Individual Excellence
As America’s first research university, Johns Hopkins has defined the modern American institution of higher education. The university is committed to a simple premise: that it is the best place in the world to grow, discover, and achieve. To continue that legacy, the institution must attract the most talented minds and, once they are here, help them realize their full promise.
For our students, this means unparalleled opportunities for intellectual growth and accomplishment and connections to teachers, mentors, the community, and one another. For our faculty, it means an intellectual environment that supports bold innovation, freedom of thought, collegiality and discovery, and the relentless pursuit of excellence. And for our staff, it means a workplace that respects their contributions and provides meaningful opportunities for professional development and advancement.
The Goals
Build Johns Hopkins’ undergraduate experience so it stands among the top 10 in the nation.
Our undergraduates infuse energy into the entire university, using their time here not only to learn but to experiment, to challenge, and to push past established boundaries in a wide range of endeavors. Our job is to help these enterprising minds build stronger and deeper connections with one another, with their faculty, with the neighborhoods around our campuses, and with the rest of the university.

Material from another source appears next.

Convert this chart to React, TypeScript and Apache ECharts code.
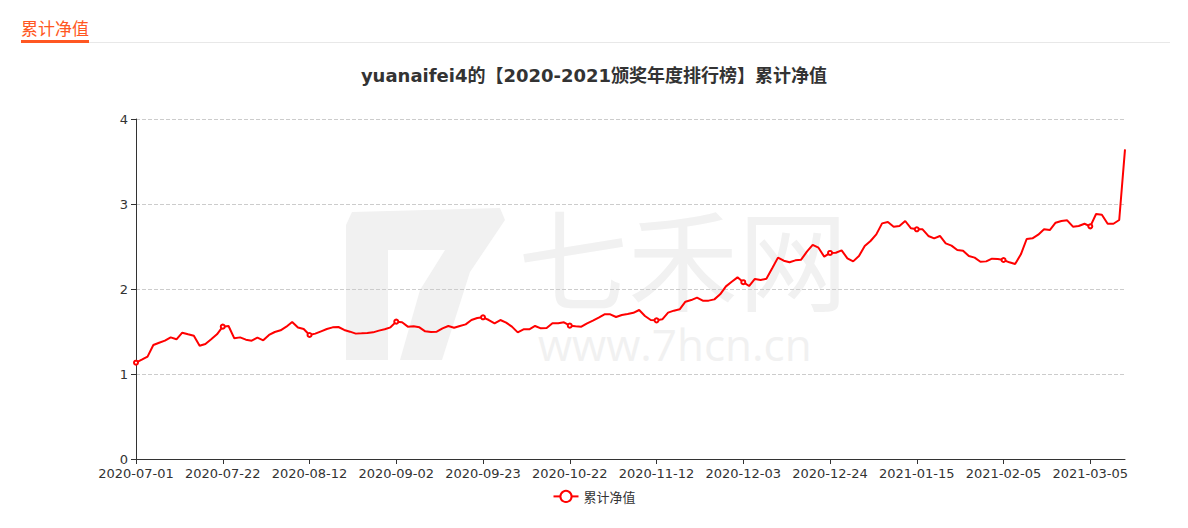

The Ten by Twenty has ushered in a myriad of new investments in the undergraduate program. Since our second progress report, a record-breaking gift has allowed the university to eliminate student loans from need-based financial aid packages and commit to need-blind admissions going forward. We’ve also created several initiatives to help students be civically engaged and ready for the next steps in their careers after Commencement, with tailored supports for first-generation college students. We also launched a new home base to enable our youngest researchers to make discoveries. We continue to expand our wide range of initiatives that are designed specifically to build the undergraduate experience and connect our students to one another, on campus and off.
Build on our legacy as America’s first research university by ensuring that at least two-thirds of our PhD programs stand among the top 20 in their fields.
Johns Hopkins brought the European university model to America, becoming the country’s first research university and setting the standard for American doctoral education. Training PhDs is a defining feature of our legacy, so it’s imperative that our schools and our entire community work together to chart a graduate education strategy that not only aspires to best practices but defines those practices.
Since our last Ten by Twenty progress report, the university has positioned itself to better serve its graduate student population, both when they are here and when they are entering the job market. We have made more data available to our students and put new measures in place to strengthen our graduate programs, and we are working harder than ever to prepare today’s scholars for the professional landscape of tomorrow.
Attract the very best faculty and staff in the world through a welcoming and inclusive environment that values performance and celebrates professional achievement.
The university’s faculty and staff are the bedrock of our institution, grounding our research, teaching, and service. More than any other factor, our ability to attract, support, and, perhaps most important, retain faculty and staff will determine our future for decades to come. We must commit ourselves to practices and programs that enable us to recruit faculty and staff who honor our standards.
Since the second Ten by Twenty progress report, the university has doubled its commitment to two awards programs that celebrate and support innovative faculty members, while following a roadmap for meaningful and lasting progress toward increased diversity and inclusion. We are striving to make Johns Hopkins a place that faculty and staff call home not just for part of their careers but for their whole professional life.